Hebrews 10:11-14 says, “Under the old covenant, the Priest stands before the altar day after day, offering sacrifices that can never take away sins. But our High Priest offered himself to God as one sacrifice for sins, good for all time. Then he sat down at the place of highest honor at God’s right hand. There he waits until his enemies are humbled as a footstool under his feet. For by that one offering he perfected forever all those whom he is making holy.”
One of the messages we can take away from this amazing event is that amid our failures and our dark time, the message to us is that because the goat is gone, our sins are forgiven! When somebody reminds you about your past and wants you to hold on to our failures, we can say with confidence because “if we confess our sins, he is faithful and just and will forgive us our sins and purify us from all unrighteousness” (1 John 1:9).

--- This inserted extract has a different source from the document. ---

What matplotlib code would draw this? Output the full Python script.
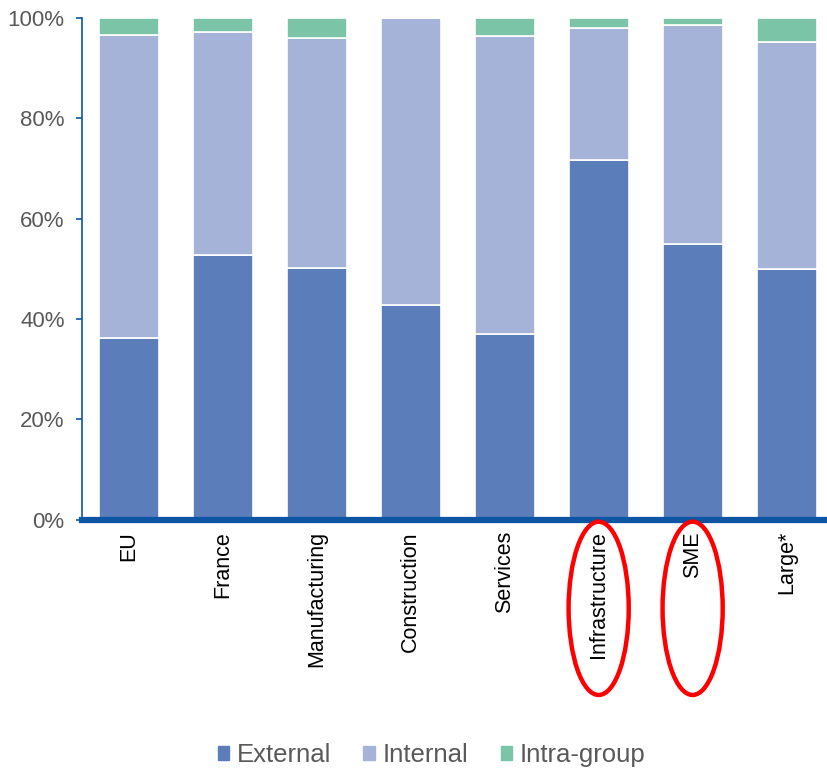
import matplotlib.pyplot as plt
from matplotlib.patches import Ellipse, Patch
from matplotlib.ticker import PercentFormatter
import numpy as np

plt.rcParams['font.family'] = ['Liberation Sans', 'DejaVu Sans']

categories = ['EU', 'France', 'Manufacturing', 'Construction', 'Services',
              'Infrastructure', 'SME', 'Large*']
external = [36.3, 52.8, 50.2, 42.8, 37.1, 71.7, 55.0, 50.0]
internal = [60.3, 44.4, 45.8, 57.2, 59.3, 26.3, 43.6, 45.2]
intra_group = [3.4, 2.8, 4.0, 0.0, 3.6, 2.0, 1.4, 4.8]
highlighted = ['Infrastructure', 'SME']

C_EXT = '#5B7DB9'
C_INT = '#A5B3D8'
C_INTRA = '#7BC4A7'
AXIS_BLUE = '#0B55A3'

fig = plt.figure(figsize=(8.27, 7.68), dpi=100)
ax = fig.add_axes([0.099, 0.323, 0.901, 0.654])

x = np.arange(len(categories))
w = 0.64
ext = np.array(external)
intl = np.array(internal)
ax.bar(x, ext, w, color=C_EXT, edgecolor='white', linewidth=1.2, zorder=2)
ax.bar(x, intl, w, bottom=ext, color=C_INT, edgecolor='white', linewidth=1.2, zorder=2)
ax.bar(x, intra_group, w, bottom=ext + intl, color=C_INTRA, edgecolor='white',
       linewidth=1.2, zorder=2)

ax.set_xlim(-0.5, 7.43)
ax.set_ylim(0, 100)
ax.set_yticks(range(0, 101, 20))
ax.yaxis.set_major_formatter(PercentFormatter(decimals=0))
ax.tick_params(axis='y', colors=AXIS_BLUE, labelcolor='#595959', labelsize=16,
               length=4.5, width=1.2, direction='out', pad=8)
ax.set_xticks(x)
ax.set_xticklabels(categories, rotation=90, fontsize=15.5, color='black')
ax.tick_params(axis='x', length=0, pad=8)

for s in ['top', 'right']:
    ax.spines[s].set_visible(False)
ax.spines['left'].set_color(AXIS_BLUE)
ax.spines['left'].set_linewidth(1.2)
ax.spines['bottom'].set_color(AXIS_BLUE)
ax.spines['bottom'].set_linewidth(4.5)
ax.spines['bottom'].set_zorder(3)

# red rings around the highlighted labels
trans = ax.get_xaxis_transform()
for name in highlighted:
    i = categories.index(name)
    ax.add_patch(Ellipse((i, -0.176), 0.64, 0.345, transform=trans, fill=False,
                         edgecolor='red', linewidth=3.2, clip_on=False, zorder=4))

handles = [Patch(color=C_EXT, label='External'),
           Patch(color=C_INT, label='Internal'),
           Patch(color=C_INTRA, label='Intra-group')]
fig.legend(handles=handles, loc='center', bbox_to_anchor=(0.522, 0.017), ncol=3,
           frameon=False, fontsize=18.5, handlelength=0.45, handleheight=0.45,
           handletextpad=0.3, columnspacing=1.25, labelcolor='#595959')

fig.savefig('out.png', dpi=100)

And because we have repented, we are now forgiven of our sins, and our sins have been removed “as far as the east is from the west, so far has He removed our transgressions from us” (Psalm 103:12). When we feel afraid, ashamed, wounded, guilty, remember that the “goat” is gone and will never return!
The redeeming message to believers is that when we met Jesus and confessed our sin, we were born from above, born again, remade, and now we aren’t who we were. We are now a new creation. Our old self is gone. The new self has come.
2 Corinthians 5:17 says, “This means that anyone who belongs to Christ has become a new person. The old life is gone; a new life has begun!”
This picture that this event from the Old Testament gives us is that the Priest takes that goat and sends it out into the wilderness, and now the goat is gone, and it’s not coming back. Jesus, who is now our scapegoat, took all our sins away by nailing them to the cross so that we would be free and live free.
The Jewish greeting on Yom Kippur is g’mar tova, which means a good final sealing. Another is tzom kal which means easy fast.